Sauté the shallots and garlic in olive oil till soft, then add the seeded, chopped tomato. Add salt and some fresh ground pepper, but be cautious with the salt because the prosciutto and the parmigiano, which you’ll add later, are salty in their own right.

Simmer for 15 minutes. Remove from heat and allow to cool, then add fresh mozzarella and parmigiano, prosciutto and basil.

Make a slit, a pocket in the eye of the chop, opposite the bone. Stuff with the tomato mixture. Close the slot with toothpicks. Rub with olive oil, salt and pepper and set aside for long enough to ensure that the chops are at room temperature before you put them on the grill – an important condition for any barbecued meat.

Grill the chops for ten minutes per side and make sure you take the toothpicks out before you eat!

The first time we tested this dish, we ate it with barbecued rapine and a farfalline side dish.
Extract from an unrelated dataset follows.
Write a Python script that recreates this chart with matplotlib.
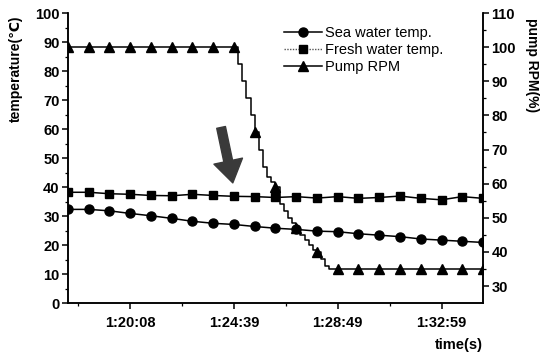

The richness of the veal, the sharpness of the rappini and the delicacy of the farfalline complemented each other perfectly. The dish exceeded all expectations.

The Barbecued Rapine

You’ll find rapine – the Italian word – also labeled as rappini in some stores.

Trim the stalks. Drizzle with olive oil and salt and pepper and throw on the hot grill for a few minutes.


I chose a 2008 Laetitia Syrah from the Arroyo Grande Valley, a beautiful area and a vineyard which is well known for its marvelous sparklers and Pinot Noires. I love a big, deep taste in my Syrahs and, for me, this particular selection is just a little on the light side. However, that is not to denigrate it in any way. With its light acidity and its elegant smoky tones, it was a great choice for the quite varied and rich flavors of this dish. A side note: the rapine is quite bitter and I think it would be impossible to match a wine to its particular taste.